Where SCMs do something other frameworks can't
SCMs earn their keep in domains where four conditions hold together: mechanisms are interpretable, interventions matter, data is sparse or non-experimental, and counterfactual reasoning is needed. Pricing, retention, medicine, reliability engineering, supply chains, regulatory policy — these are the domains where the question is rarely "what will happen next?" (which ML handles fine) and usually "what would happen if we did X?" or "would the outcome have been different had we done Y?" Worked case studies in each of these domains are catalogued on Recent Work.
Those second and third questions are interventional and counterfactual. They are exactly what an SCM is built to answer, and they are exactly what no purely predictive system — however sophisticated — can compute. Pearl's three rungs formalize the distinction: prediction is Rung 1, intervention is Rung 2, counterfactual is Rung 3. Most analytics tools live on Rung 1 and reach for the higher rungs by metaphor. An SCM is the object that actually computes them.
For the constructive architecture — how an LLM interface and an SCM engine compose into a system that answers questions an LLM alone cannot — see the architecture section on Why not an LLM?
Where SCMs struggle
Real systems often violate the clean assumptions an SCM rests on. Feedback loops, adaptive behavior, strategic agents, regime changes, hidden state, time-varying parameters — none of these fit a static graph cleanly. An expert reasoning about a real system carries tacit knowledge of when these conditions hold, when they don't, and what to do about it. That tacit layer is genuinely hard to formalize, and an SCM that pretends it doesn't exist will fail in deployment.
There is also a piece an SCM doesn't even try to provide: the goal. Experts optimize for a mixture of business outcomes, ethical constraints, robustness, organizational politics, and implementation cost. An SCM gives you a causal model of the world; it does not tell you what to do with it.
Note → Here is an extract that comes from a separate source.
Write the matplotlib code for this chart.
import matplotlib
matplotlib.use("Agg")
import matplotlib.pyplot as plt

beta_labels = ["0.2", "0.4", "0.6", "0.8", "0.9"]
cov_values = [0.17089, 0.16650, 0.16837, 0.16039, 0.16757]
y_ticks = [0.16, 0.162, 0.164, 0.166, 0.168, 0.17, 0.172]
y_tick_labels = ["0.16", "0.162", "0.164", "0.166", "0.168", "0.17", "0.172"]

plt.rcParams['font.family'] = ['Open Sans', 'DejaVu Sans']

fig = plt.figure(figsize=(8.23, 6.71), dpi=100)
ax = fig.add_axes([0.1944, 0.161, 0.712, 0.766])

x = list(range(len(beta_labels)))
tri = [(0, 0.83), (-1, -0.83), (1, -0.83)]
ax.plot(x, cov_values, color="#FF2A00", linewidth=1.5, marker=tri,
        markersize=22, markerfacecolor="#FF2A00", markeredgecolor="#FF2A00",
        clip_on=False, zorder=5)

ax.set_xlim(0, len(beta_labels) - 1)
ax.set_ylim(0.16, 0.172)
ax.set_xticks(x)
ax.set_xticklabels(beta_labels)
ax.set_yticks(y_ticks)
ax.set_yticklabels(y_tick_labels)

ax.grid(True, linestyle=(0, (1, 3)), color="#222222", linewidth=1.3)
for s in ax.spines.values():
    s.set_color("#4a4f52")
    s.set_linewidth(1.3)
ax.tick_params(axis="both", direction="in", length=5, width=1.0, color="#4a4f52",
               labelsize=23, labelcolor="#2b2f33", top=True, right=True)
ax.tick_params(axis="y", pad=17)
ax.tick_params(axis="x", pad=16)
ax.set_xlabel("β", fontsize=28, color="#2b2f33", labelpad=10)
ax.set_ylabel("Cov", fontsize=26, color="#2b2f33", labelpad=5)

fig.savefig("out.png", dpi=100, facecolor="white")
That layer still needs a human, or at minimum an explicit utility function someone has to write down. See The work the library cannot do for the longer treatment of what remains genuinely human even after the library is built.
The credible direction is hybrid
The strongest near-term architecture is not SCM-alone. It is a stack: an LLM at the interface, an SCM at the engine, real data calibrating the parameters, and simulation evaluating proposed interventions before they happen in the world. Each component does the job it is genuinely good at.
- The LLM proposes structure, surfaces mechanisms from unstructured organizational knowledge, and translates between plain-language stakeholder questions and formal causal queries.
- The SCM provides the formal semantics for causal claims. It is the thing that actually runs the do-calculus, checks identifiability, and produces estimates with bounds and sensitivity profiles.
- Data calibrates the parameters of the structures the LLM and the experts have proposed.
- Simulation evaluates interventions and counterfactuals before any commitment is made in the world.
This stack — LLM as interface, SCM as engine, data and simulation as ground — is the first credible architecture for machine subject matter expertise in narrow, stable domains. It is not a replacement for an expert. It is a form of expert knowledge that persists after the expert is gone, can be challenged by a reviewer because the assumptions are explicit, and can answer questions the original expert was never asked.
That is a meaningful thing for an organization to have. It is not the same thing the original question was asking about.
The honest summary
SCMs do not replace domain experts. They encode what experts know, in a form the organization owns, can audit, and can query without the expert in the room. The replacement narrative was always the wrong frame. The encoding narrative is the right one — and SCMs are among the few frameworks that can do it.